Local extraction

Introduction

An essential step in a data donation study is the local extraction procedure. This step ensures that only the data relevant for your research question is extracted from the DDP of the platform of interest. We facilitate local extraction by means of a Python script that you can run within our software Port. Depending on your Python skills, you can consider consulting a research engineer to help you develop this script.

A local extraction script typically consists of the following elements:

Read the DDP.
Extract the data of interest.
Perform processing steps on the extracted data.
Interactions between the participants and the data.
Presentation of the output.

We suggest starting by deciding the exact functionalities you desire at each of these steps. Thoroughly inspect the structure of the DDP of interest, and identify the location of the data of interest within the DDP. Warning: If there is no clear research purpose defined, this becomes an intricate exercise! When developing the script, account for the fact that DDPs from different participants can be volatile. To account for these differences and develop a robust script, properly test the script on different DDPs when building it.

Building the script

The extraction script starts with reading in the DDP and selecting the files within the DDP for further processing. Note that DDPs can consist of a wide variety of different file types, such as .json, .txt, .html. or .csv. The file type can even differ over DDPs of different participants. For example, when performing a data access request at Facebook, you can choose between .json and .html files. Since .json is the preferred machine readable format, you want to instruct your participants to select .json here. However, participants can make mistakes, so ideally you want your script to be able to handle both file types. Also consider how the script deals with unforeseen file types or incorrect files, i.e. consider your exception handling. Good practices here include logging, alerting participants and making sure the exceptions do not result in errors that abort the entire script.

Next, the script continues with extracting and processing the data of interest. The level of processing can differ a lot per study, and can range from no processing at all to applying advanced algorithms for processing the data.

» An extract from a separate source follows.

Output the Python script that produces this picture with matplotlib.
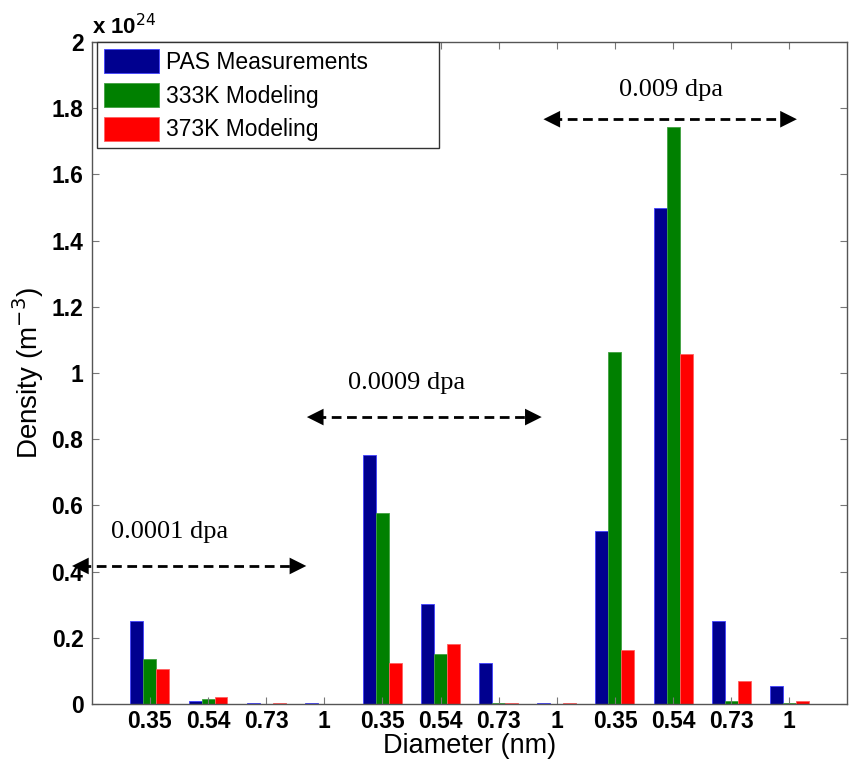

To illustrate, for RQ2, the social media inferred interests can be extracted from the DDP directly without any processing, while for RQ1 and RQ3, the extracted data can be processed into summary statistics. When you plan to make use of prediction models to extract data from a DDP, consider their performance. Such models rarely have a perfect performance and this can result in errors when processing the data of interest. Also consider providing feedback to participants during the extraction and processing of the data. It can for example take up some time, which you might want to communicate to the participants.

Potentially, a local interaction between the participant and their DDP can help to extract the data of interests while preserving the privacy of participants. This requires the input from the participant during the local processing step. For example, for RQ3, participants had to select their name from a list of usernames, initially extracted from the WhatsAp chat DDP. Because of this local interaction, the names present in the chat did not have to be saved and the privacy of these people could be preserved, but this would not have been possible without the interaction with the participant.

In the last step of the extract script, the extracted data is formatted in such a way that it can be presented to the participants. The best way to present this depends on the size and type of data that is extracted. The data can be presented in tables, or potentially also in figures. Do note that it is important that participants always have the right to inspect each individual data point that is donated to the researchers. Contact the visualization expert of our team if you want to know more about visualizing the extracted data.

DDP volatility

DDPs can differ over participants in terms of structure and content. This can have various causes, for example:

The device type of the participant
The operating system of the device
The language setting of the device
Platform feature changes over time

Once a first draft of the extraction script has been developed, we recommend extensively testing the script. Try to include as many different DDPs as possible.